In two editorial pieces on the continuation of policies to narrow the gap between the dominant Bumiputera community and the country's other races, the business magazine pointed out that most of the privileges derived from the New Economic Policy (NEP) appeared to aid only the wealthy.
“The ambition to improve the lot of Malaysia’s neediest citizens is a worthy one. But defining them by race is a mistake,” it said in the piece titled “Malaysia’s system of racial preferences should be scrapped”.
“It allows a disproportionate amount of the benefits of affirmative action to accrue to well-off Malays, who can afford to buy the shares set aside for them at IPOs, for example, or to bid for the government contracts…”
Other special privileges include discounts for property purchases that apply to all Bumiputera, regardless of whether it is for a low-cost home or luxury unit.
The Economist went on to say that the NEP and other policies of its ilk have fostered a sense of dependency and entitlement, when its intent was to encourage competitiveness and equality.

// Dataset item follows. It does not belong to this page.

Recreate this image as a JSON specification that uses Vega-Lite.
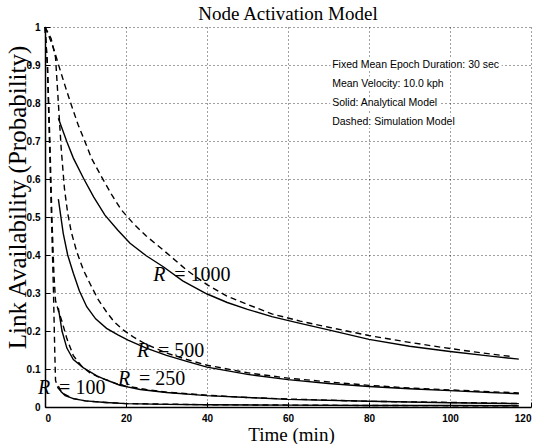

Other indirect costs to the country were a brain drain among communities not entitled to these privileges, particularly with the country's academia, as well as a sense of resentment from the same groups.

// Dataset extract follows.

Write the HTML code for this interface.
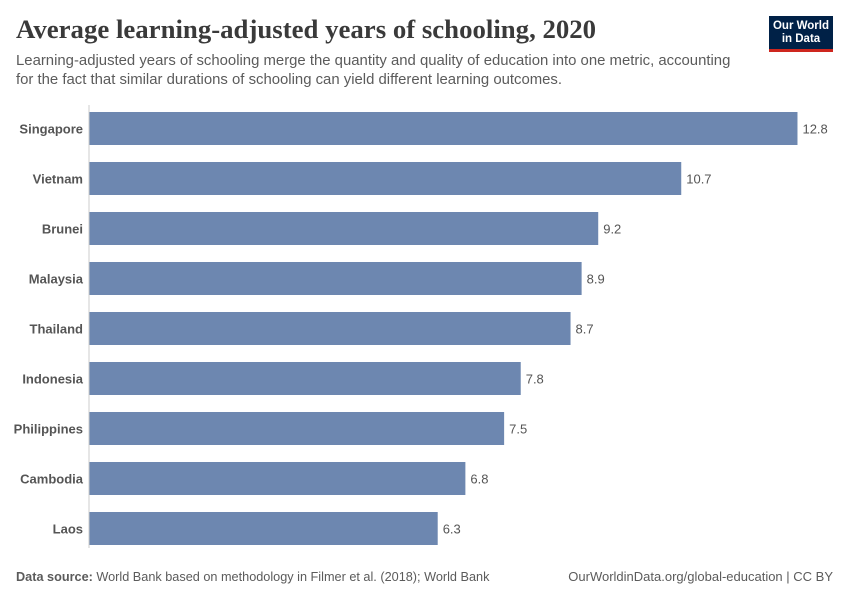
<!DOCTYPE html>
<html><head><meta charset="utf-8"><style>
body{margin:0;width:850px;height:600px;background:#fff;font-family:"Liberation Sans",sans-serif;position:relative;overflow:hidden}
.t{position:absolute;white-space:nowrap}
</style></head><body>
<div class="t" style="left:16px;top:14px;font-family:'Liberation Serif',serif;font-size:26.8px;font-weight:bold;color:#3a3a3a">Average learning-adjusted years of schooling, 2020</div>
<div class="t" style="left:16px;top:52px;font-size:14.9px;line-height:19px;color:#5b5b5b">Learning-adjusted years of schooling merge the quantity and quality of education into one metric, accounting<br>for the fact that similar durations of schooling can yield different learning outcomes.</div>
<div style="position:absolute;left:769px;top:16px;width:64px;height:36px;background:#002147;border-bottom:3px solid #ce261e;box-sizing:border-box;color:#fff;font-size:11.5px;line-height:13px;text-align:center;padding-top:4px;font-weight:bold">Our World<br>in Data</div>
<svg id="c" width="850" height="600" style="position:absolute;left:0;top:0"></svg>
<div class="t" style="left:16px;top:570px;font-size:12.7px;color:#5b5b5b"><b>Data source:</b> World Bank based on methodology in Filmer et al. (2018); World Bank</div>
<div class="t" style="right:17px;top:569px;font-size:13px;color:#5b5b5b">OurWorldinData.org/global-education | CC BY</div>
<script>
const countries=["Singapore","Vietnam","Brunei","Malaysia","Thailand","Indonesia","Philippines","Cambodia","Laos"];
const values=[12.8,10.7,9.2,8.9,8.7,7.8,7.5,6.8,6.3];
const svg=document.getElementById('c');const NS='http://www.w3.org/2000/svg';
const x0=89,k=55.35,y0=112,step=50,bh=33;
const xs=v=>x0+v*k;
function mk(t,a){const e=document.createElementNS(NS,t);for(const n in a)e.setAttribute(n,a[n]);svg.appendChild(e);return e;}
countries.forEach((c,i)=>{
 const y=y0+i*step;
 const r=mk('rect',{x:x0,y:y,width:xs(values[i])-x0,height:bh,fill:'#6d87b0'});
 
 
 const l=mk('text',{x:83,y:y+bh/2+5,'text-anchor':'end','font-size':13,'font-weight':'bold',fill:'#555','font-family':'Liberation Sans, sans-serif'});
 l.textContent=c;
 
 
 const v=mk('text',{x:xs(values[i])+5,y:y+bh/2+5,'font-size':13,fill:'#555','font-family':'Liberation Sans, sans-serif'});
 v.textContent=values[i];
 
 
});
const ax=mk('line',{x1:x0,x2:x0,y1:105,y2:548,stroke:'#ccc','stroke-width':1});


</script>
</body></html>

“As schools, universities and the bureaucracy have become less meritocratic, Chinese and Indians have abandoned them, studying in private institutions and working in the private sector instead,” the magazine wrote.
“Many have left the country altogether, in a brain drain that saps economic growth.”
In another piece titled “Race-based affirmative action is failing poor Malaysians”, the magazine cited the MARA Digital Mall, introduced as an exclusively-Bumiputera retail space, as more evidence of the questionable manifestations of the NEP.
In the second piece, however, it suggested that while the Opposition would use the NEP to accuse Umno of enriching its own leaders, they would not criticise the programme in the manner it “deserves”, due to the desire to appeal to the rural Malays.
The NEP was introduced as a response to the May 13, 1969 race riots, which authorities concluded were caused by income inequality between the Bumiputera community and the country’s other races.
Although it technically expired in 1990, many of the NEP’s race-based policies continue to be enforced and even expanded.